PROBLEM STATEMENT -
Repeat the listing in full, preserving every character.

________________________________________

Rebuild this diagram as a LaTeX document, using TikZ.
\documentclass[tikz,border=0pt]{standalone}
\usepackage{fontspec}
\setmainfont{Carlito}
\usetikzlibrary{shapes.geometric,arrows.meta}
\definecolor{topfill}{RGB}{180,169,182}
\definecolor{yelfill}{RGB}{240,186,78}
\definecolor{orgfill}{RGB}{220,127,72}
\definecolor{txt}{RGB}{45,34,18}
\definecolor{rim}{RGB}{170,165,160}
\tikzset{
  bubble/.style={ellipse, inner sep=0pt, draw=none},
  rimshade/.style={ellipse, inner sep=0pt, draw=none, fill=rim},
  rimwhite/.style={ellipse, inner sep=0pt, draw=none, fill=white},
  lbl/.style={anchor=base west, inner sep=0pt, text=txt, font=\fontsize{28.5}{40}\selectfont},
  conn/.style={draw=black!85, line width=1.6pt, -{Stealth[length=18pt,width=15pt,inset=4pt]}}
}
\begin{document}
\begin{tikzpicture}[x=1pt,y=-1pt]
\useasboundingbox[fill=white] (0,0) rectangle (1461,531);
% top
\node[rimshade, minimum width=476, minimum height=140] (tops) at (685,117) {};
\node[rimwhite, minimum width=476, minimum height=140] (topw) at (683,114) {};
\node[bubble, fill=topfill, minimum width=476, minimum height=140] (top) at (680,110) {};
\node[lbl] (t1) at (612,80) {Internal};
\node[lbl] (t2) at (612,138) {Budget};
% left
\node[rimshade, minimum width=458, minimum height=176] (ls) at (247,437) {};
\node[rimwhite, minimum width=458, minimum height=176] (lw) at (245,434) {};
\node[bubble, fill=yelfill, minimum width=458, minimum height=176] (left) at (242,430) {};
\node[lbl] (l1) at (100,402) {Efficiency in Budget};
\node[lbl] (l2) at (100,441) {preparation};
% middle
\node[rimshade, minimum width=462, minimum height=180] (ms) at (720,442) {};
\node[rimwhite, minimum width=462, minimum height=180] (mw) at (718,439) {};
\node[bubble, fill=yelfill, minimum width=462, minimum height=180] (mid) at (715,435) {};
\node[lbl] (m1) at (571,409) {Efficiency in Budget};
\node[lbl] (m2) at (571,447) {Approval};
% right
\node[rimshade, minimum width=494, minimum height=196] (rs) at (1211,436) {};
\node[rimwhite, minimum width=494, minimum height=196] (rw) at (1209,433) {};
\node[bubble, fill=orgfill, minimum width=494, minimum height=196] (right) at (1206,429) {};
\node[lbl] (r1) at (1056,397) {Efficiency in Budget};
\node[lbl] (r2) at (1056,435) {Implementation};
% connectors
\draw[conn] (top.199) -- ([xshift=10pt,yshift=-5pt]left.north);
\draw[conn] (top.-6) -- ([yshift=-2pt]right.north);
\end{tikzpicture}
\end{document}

________________________________________

EXERCISE ANSWER -
Rebuild this diagram as a LaTeX document, using TikZ.
\documentclass[tikz,border=0pt]{standalone}
\usepackage{fontspec}
\setmainfont{Carlito}
\usetikzlibrary{shapes.geometric,arrows.meta}
\definecolor{topfill}{RGB}{180,169,182}
\definecolor{yelfill}{RGB}{240,186,78}
\definecolor{orgfill}{RGB}{220,127,72}
\definecolor{txt}{RGB}{45,34,18}
\definecolor{rim}{RGB}{170,165,160}
\tikzset{
  bubble/.style={ellipse, inner sep=0pt, draw=none},
  rimshade/.style={ellipse, inner sep=0pt, draw=none, fill=rim},
  rimwhite/.style={ellipse, inner sep=0pt, draw=none, fill=white},
  lbl/.style={anchor=base west, inner sep=0pt, text=txt, font=\fontsize{28.5}{40}\selectfont},
  conn/.style={draw=black!85, line width=1.6pt, -{Stealth[length=18pt,width=15pt,inset=4pt]}}
}
\begin{document}
\begin{tikzpicture}[x=1pt,y=-1pt]
\useasboundingbox[fill=white] (0,0) rectangle (1461,531);
% top
\node[rimshade, minimum width=476, minimum height=140] (tops) at (685,117) {};
\node[rimwhite, minimum width=476, minimum height=140] (topw) at (683,114) {};
\node[bubble, fill=topfill, minimum width=476, minimum height=140] (top) at (680,110) {};
\node[lbl] (t1) at (612,80) {Internal};
\node[lbl] (t2) at (612,138) {Budget};
% left
\node[rimshade, minimum width=458, minimum height=176] (ls) at (247,437) {};
\node[rimwhite, minimum width=458, minimum height=176] (lw) at (245,434) {};
\node[bubble, fill=yelfill, minimum width=458, minimum height=176] (left) at (242,430) {};
\node[lbl] (l1) at (100,402) {Efficiency in Budget};
\node[lbl] (l2) at (100,441) {preparation};
% middle
\node[rimshade, minimum width=462, minimum height=180] (ms) at (720,442) {};
\node[rimwhite, minimum width=462, minimum height=180] (mw) at (718,439) {};
\node[bubble, fill=yelfill, minimum width=462, minimum height=180] (mid) at (715,435) {};
\node[lbl] (m1) at (571,409) {Efficiency in Budget};
\node[lbl] (m2) at (571,447) {Approval};
% right
\node[rimshade, minimum width=494, minimum height=196] (rs) at (1211,436) {};
\node[rimwhite, minimum width=494, minimum height=196] (rw) at (1209,433) {};
\node[bubble, fill=orgfill, minimum width=494, minimum height=196] (right) at (1206,429) {};
\node[lbl] (r1) at (1056,397) {Efficiency in Budget};
\node[lbl] (r2) at (1056,435) {Implementation};
% connectors
\draw[conn] (top.199) -- ([xshift=10pt,yshift=-5pt]left.north);
\draw[conn] (top.-6) -- ([yshift=-2pt]right.north);
\end{tikzpicture}
\end{document}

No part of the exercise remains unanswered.